## TASK DETAILS
Set down only those lines that fall from the line containing "Emit a component" through the line containing "Chart.register(...registerables);", unchanged and without pictures.
--------
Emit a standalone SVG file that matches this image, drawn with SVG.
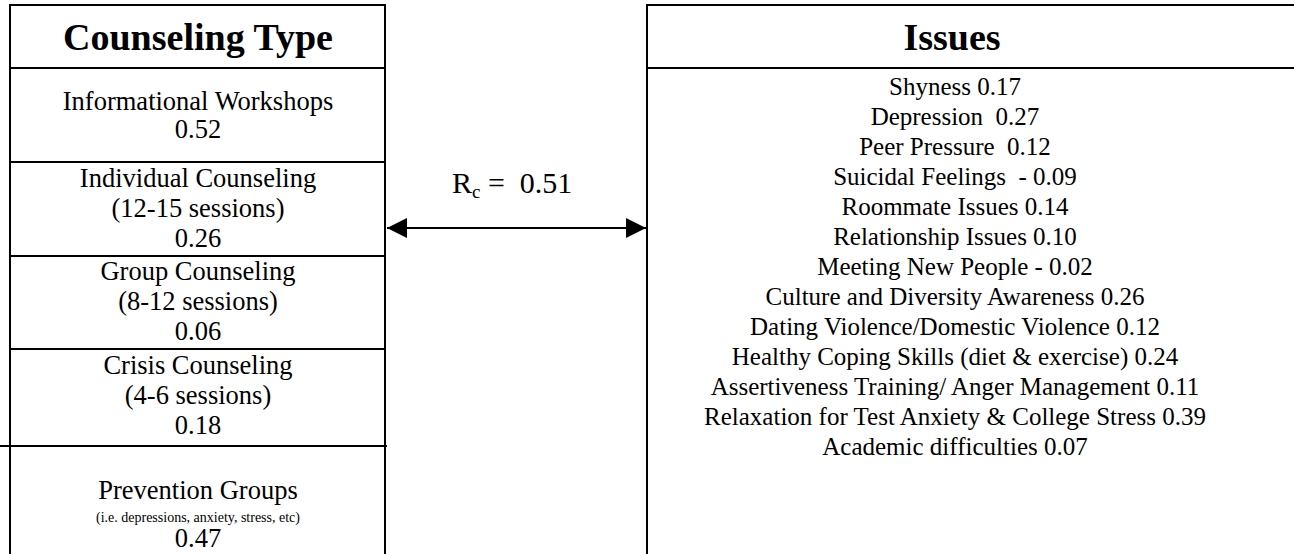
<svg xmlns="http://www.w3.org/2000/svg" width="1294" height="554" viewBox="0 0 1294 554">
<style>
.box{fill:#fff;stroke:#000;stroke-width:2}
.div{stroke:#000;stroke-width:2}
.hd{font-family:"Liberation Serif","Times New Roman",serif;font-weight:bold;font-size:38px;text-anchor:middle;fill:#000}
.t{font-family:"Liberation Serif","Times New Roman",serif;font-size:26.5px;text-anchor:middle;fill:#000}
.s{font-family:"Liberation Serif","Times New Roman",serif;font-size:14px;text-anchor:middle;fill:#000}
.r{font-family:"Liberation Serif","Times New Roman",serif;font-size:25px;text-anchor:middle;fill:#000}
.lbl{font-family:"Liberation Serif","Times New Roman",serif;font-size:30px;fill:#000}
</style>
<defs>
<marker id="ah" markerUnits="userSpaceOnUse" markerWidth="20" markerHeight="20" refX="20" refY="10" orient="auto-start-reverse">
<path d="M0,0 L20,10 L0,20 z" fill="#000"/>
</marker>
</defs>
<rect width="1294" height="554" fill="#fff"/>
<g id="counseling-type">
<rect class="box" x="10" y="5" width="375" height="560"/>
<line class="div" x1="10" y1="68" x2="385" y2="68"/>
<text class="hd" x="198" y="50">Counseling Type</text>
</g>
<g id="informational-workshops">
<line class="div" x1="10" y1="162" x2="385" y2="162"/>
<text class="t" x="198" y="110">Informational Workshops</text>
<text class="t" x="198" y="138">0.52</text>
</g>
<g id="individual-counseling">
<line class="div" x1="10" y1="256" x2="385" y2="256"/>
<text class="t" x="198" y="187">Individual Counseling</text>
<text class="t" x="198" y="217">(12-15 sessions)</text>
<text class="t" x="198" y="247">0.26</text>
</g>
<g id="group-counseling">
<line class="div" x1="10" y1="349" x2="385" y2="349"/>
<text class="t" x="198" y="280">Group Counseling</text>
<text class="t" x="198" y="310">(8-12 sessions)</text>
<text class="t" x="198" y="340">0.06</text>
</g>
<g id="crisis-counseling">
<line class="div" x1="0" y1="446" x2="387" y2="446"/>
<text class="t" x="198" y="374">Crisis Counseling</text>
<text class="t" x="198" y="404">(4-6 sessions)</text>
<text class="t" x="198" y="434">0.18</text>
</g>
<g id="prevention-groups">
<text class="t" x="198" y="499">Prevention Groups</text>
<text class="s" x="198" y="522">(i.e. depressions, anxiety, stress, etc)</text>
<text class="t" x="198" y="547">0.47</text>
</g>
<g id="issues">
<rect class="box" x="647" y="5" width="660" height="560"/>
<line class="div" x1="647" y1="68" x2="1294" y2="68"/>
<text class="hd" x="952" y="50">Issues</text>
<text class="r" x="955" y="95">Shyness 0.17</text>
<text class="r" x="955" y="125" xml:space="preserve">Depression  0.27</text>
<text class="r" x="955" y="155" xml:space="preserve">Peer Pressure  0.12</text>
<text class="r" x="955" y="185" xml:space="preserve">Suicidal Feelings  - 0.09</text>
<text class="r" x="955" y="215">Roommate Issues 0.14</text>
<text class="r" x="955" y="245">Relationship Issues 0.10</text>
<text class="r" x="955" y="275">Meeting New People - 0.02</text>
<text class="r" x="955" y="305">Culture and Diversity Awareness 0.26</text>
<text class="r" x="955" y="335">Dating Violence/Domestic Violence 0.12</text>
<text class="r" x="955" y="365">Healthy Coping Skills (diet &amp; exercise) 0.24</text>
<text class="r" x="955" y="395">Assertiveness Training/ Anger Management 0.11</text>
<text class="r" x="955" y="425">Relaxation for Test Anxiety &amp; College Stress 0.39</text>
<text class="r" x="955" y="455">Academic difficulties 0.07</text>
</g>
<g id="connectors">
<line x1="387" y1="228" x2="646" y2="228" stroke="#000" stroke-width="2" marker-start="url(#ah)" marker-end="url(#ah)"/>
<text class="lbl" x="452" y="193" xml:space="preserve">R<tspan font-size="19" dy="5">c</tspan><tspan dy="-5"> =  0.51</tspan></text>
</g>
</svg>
--------
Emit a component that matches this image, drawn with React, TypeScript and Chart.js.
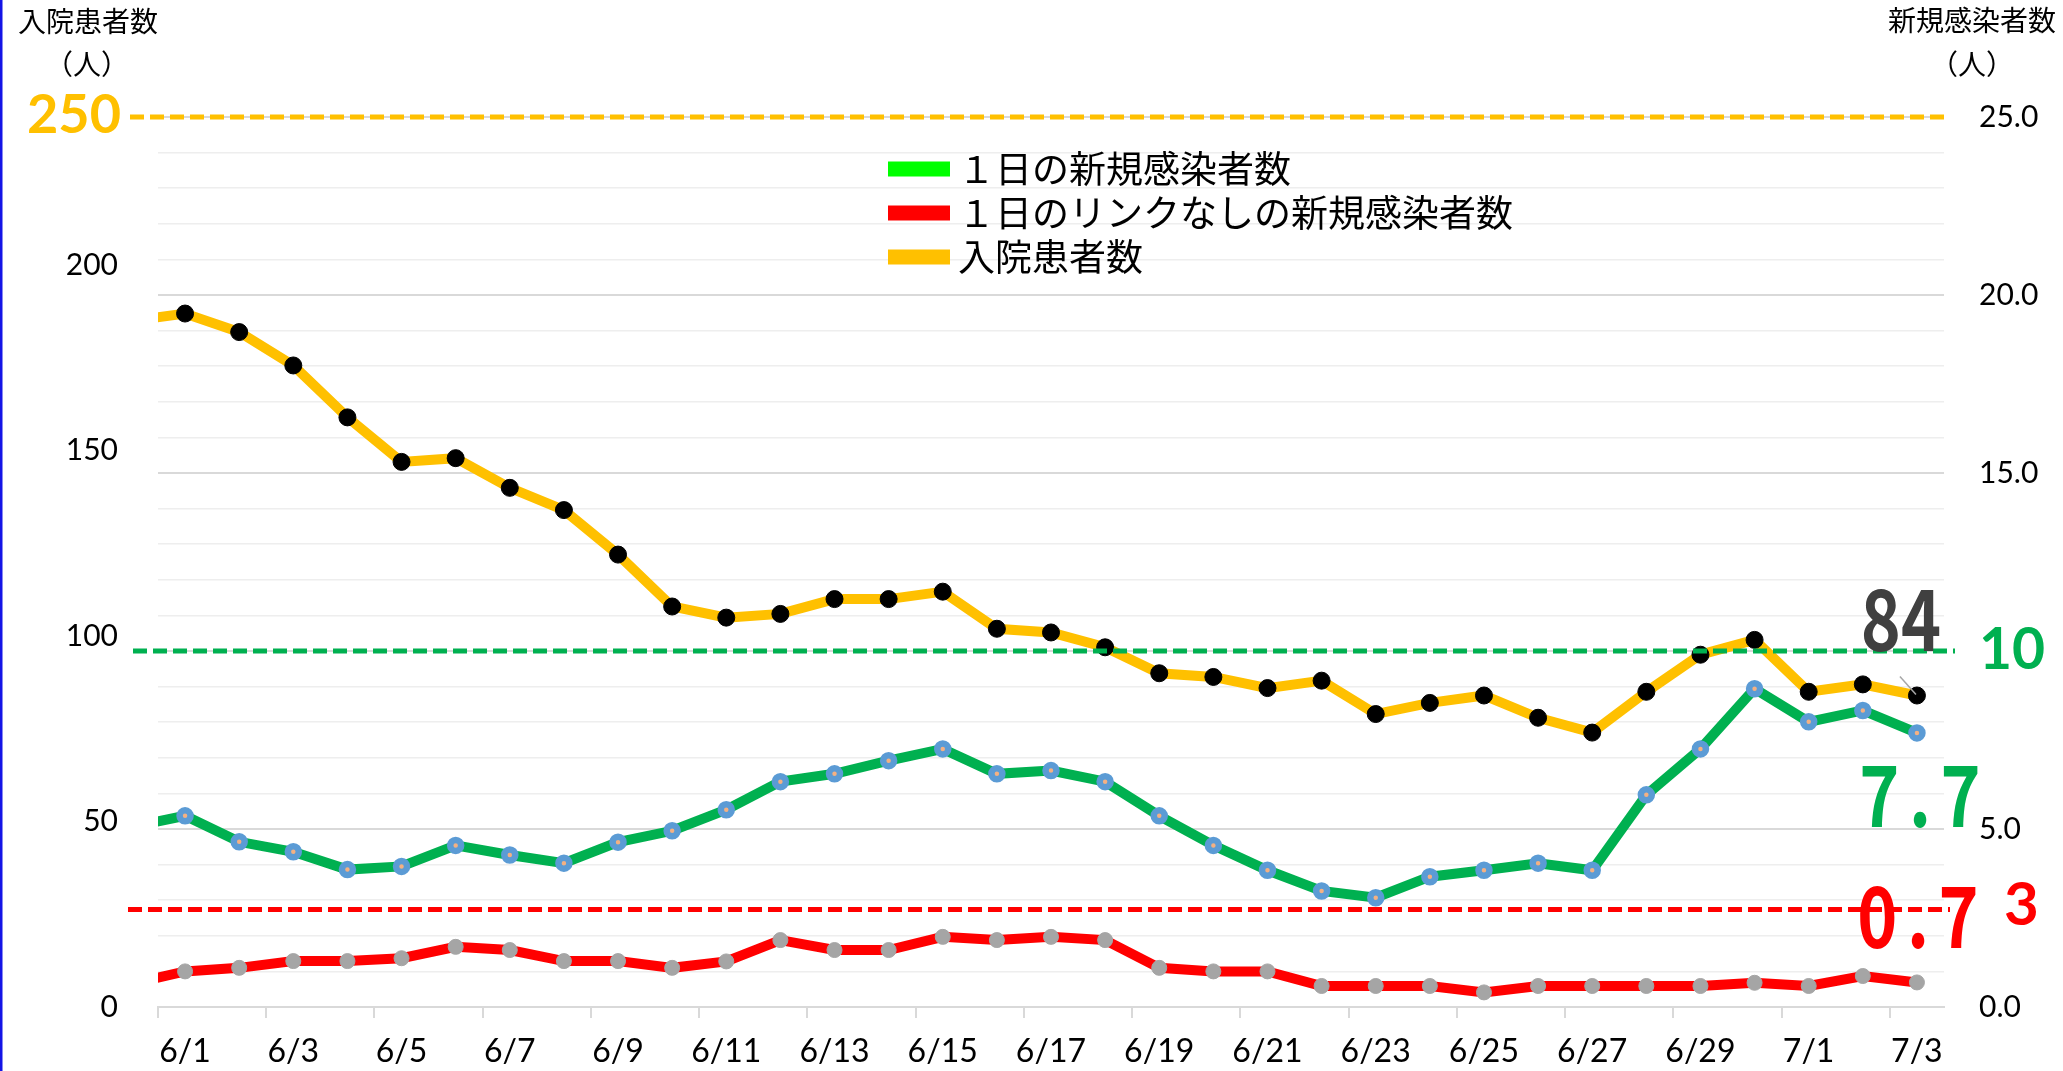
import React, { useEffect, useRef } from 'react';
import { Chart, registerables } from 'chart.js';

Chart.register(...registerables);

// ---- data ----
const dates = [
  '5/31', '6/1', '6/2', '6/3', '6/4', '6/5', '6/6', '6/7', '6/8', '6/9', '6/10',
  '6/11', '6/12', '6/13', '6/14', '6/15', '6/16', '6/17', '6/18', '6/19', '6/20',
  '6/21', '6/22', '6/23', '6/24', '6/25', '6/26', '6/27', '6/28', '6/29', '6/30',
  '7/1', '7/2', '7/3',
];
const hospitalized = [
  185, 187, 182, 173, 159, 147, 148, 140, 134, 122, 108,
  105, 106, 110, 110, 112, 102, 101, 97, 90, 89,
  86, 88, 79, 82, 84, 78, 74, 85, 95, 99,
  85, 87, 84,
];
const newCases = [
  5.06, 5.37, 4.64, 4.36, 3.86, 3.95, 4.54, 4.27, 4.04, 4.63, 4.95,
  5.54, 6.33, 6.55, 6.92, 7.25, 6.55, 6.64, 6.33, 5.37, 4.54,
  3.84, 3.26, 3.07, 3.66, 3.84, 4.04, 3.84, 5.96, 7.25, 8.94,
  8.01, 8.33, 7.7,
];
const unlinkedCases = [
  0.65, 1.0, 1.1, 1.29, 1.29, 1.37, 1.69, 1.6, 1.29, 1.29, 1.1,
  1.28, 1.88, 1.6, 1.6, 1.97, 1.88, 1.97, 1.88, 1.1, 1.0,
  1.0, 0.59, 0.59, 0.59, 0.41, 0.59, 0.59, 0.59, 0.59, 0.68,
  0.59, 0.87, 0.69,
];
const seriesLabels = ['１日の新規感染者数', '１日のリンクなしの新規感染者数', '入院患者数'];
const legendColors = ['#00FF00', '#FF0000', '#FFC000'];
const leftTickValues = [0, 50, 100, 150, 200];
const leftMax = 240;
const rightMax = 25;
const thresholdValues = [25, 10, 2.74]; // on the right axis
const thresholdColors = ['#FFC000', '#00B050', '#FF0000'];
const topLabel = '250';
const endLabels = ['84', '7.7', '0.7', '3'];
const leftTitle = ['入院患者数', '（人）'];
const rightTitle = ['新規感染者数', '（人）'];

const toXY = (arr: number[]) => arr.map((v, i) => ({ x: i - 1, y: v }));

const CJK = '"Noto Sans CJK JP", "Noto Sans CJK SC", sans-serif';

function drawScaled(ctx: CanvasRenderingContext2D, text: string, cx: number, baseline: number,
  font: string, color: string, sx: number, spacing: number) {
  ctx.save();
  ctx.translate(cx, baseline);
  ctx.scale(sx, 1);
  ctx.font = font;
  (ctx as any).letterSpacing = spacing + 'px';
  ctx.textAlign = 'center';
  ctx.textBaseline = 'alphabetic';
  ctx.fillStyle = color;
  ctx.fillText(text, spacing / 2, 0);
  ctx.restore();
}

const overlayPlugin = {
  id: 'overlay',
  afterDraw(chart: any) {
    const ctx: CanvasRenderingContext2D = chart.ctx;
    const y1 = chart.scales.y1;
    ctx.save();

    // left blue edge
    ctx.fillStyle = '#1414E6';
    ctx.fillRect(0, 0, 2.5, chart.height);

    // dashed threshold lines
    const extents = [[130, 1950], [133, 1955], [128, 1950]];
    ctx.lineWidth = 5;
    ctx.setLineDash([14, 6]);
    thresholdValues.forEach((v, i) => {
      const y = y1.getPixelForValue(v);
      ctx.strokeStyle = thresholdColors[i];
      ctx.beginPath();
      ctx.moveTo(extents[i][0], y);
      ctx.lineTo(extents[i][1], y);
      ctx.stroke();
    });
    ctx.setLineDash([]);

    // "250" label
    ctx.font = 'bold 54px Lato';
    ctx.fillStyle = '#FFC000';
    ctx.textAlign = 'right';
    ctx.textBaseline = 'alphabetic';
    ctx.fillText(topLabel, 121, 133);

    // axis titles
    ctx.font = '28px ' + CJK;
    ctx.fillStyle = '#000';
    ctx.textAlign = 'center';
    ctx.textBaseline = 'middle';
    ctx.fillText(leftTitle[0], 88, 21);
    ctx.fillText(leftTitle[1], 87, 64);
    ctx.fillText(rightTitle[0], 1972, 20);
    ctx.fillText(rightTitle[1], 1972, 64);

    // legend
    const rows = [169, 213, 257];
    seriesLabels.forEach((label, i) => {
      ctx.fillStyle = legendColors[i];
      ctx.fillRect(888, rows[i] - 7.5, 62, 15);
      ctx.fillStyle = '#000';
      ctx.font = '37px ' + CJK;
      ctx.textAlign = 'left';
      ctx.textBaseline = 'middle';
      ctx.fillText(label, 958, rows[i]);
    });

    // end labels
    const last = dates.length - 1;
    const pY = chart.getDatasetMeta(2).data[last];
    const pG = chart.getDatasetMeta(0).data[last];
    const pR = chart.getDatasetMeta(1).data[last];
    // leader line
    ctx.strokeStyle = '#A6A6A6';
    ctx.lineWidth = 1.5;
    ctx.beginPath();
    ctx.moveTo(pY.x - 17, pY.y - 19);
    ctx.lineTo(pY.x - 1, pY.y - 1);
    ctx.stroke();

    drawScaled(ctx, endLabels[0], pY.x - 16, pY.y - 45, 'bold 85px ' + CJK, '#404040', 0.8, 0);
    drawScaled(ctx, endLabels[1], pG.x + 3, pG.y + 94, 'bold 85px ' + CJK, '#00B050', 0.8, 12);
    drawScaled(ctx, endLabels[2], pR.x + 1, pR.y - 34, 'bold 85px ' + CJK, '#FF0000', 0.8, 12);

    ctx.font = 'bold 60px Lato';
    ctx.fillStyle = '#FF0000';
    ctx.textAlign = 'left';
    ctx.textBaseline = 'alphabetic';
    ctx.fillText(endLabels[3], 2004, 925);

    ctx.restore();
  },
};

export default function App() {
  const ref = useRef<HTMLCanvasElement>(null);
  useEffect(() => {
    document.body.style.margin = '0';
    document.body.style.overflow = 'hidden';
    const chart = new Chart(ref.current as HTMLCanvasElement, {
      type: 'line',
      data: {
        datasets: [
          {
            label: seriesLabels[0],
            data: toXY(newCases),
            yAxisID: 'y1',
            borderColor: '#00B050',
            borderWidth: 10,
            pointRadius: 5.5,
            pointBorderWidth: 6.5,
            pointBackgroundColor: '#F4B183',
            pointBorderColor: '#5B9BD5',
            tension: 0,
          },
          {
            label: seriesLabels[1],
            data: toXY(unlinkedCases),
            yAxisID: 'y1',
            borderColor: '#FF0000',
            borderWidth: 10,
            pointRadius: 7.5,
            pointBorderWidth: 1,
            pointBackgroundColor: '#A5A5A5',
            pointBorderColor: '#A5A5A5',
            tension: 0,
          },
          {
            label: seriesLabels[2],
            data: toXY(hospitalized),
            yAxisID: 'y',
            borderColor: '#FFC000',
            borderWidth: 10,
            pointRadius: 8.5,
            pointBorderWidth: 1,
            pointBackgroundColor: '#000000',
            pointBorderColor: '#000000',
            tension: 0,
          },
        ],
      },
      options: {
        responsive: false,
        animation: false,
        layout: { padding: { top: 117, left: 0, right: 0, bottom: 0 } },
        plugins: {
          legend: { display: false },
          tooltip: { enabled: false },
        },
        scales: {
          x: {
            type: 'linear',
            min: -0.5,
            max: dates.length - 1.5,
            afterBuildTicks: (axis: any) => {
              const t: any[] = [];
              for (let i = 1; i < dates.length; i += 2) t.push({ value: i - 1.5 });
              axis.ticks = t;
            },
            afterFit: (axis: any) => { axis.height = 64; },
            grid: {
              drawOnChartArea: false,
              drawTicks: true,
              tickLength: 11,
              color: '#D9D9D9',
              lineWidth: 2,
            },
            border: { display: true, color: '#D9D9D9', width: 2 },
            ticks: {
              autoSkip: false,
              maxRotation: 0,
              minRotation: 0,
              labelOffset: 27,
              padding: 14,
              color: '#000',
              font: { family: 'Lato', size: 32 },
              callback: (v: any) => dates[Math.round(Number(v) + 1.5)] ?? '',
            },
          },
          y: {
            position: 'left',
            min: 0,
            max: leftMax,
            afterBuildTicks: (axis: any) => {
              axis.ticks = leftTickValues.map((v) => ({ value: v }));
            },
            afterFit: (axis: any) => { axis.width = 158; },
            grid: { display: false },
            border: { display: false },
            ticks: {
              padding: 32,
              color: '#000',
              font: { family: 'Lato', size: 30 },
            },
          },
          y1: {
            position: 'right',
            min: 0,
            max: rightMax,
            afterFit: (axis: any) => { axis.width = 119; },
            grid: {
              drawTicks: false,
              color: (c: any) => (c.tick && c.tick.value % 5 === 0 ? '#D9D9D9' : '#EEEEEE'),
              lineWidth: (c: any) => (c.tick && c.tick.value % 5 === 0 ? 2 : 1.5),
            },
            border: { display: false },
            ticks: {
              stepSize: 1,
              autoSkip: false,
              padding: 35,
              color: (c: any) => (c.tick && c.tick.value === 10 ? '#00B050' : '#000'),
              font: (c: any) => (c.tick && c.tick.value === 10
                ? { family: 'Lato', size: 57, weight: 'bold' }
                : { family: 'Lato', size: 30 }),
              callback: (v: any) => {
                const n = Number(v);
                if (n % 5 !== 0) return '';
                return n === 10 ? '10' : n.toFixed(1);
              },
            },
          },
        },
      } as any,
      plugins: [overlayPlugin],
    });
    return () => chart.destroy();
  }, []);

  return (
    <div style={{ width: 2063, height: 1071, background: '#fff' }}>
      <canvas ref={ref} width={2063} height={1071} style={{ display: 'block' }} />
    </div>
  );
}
--------
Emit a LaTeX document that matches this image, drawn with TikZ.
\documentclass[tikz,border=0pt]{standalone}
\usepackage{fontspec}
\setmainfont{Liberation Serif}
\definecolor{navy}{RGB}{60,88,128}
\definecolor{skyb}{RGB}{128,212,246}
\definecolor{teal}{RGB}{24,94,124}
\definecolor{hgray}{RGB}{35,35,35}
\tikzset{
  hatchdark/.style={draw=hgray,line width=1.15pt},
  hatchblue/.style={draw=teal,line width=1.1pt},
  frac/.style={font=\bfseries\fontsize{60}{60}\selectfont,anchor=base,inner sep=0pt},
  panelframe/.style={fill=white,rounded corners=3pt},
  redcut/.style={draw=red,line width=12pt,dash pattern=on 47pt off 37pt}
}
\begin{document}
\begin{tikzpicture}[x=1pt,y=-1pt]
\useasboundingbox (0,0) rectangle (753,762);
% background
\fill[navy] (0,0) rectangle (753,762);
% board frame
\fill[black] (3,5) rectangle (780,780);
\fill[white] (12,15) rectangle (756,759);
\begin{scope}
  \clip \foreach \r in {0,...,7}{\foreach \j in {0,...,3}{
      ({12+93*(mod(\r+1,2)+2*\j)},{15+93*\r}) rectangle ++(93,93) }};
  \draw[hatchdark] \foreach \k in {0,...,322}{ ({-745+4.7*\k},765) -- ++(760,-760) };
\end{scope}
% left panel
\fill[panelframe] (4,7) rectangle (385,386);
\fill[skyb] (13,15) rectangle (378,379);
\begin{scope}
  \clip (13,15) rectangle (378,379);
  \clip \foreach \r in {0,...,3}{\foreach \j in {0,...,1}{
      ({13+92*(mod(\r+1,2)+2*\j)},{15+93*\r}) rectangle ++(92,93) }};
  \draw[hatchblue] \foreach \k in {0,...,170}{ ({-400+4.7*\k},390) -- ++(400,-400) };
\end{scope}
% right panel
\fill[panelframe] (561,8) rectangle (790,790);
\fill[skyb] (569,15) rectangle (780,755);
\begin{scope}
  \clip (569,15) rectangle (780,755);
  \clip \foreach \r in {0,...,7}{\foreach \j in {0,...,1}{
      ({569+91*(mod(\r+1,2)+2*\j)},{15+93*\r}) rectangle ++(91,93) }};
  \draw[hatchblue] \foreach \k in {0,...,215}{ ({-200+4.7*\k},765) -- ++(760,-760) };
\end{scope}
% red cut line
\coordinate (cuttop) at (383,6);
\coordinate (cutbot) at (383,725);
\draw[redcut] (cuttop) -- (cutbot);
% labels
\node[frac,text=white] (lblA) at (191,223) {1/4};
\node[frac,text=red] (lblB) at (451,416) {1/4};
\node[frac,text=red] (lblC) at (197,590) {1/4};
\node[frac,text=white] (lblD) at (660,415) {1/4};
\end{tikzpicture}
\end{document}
--------
## ANSWER FOR THE TASK
Emit a component that matches this image, drawn with React, TypeScript and Chart.js.
import React, { useEffect, useRef } from 'react';
import { Chart, registerables } from 'chart.js';

Chart.register(...registerables);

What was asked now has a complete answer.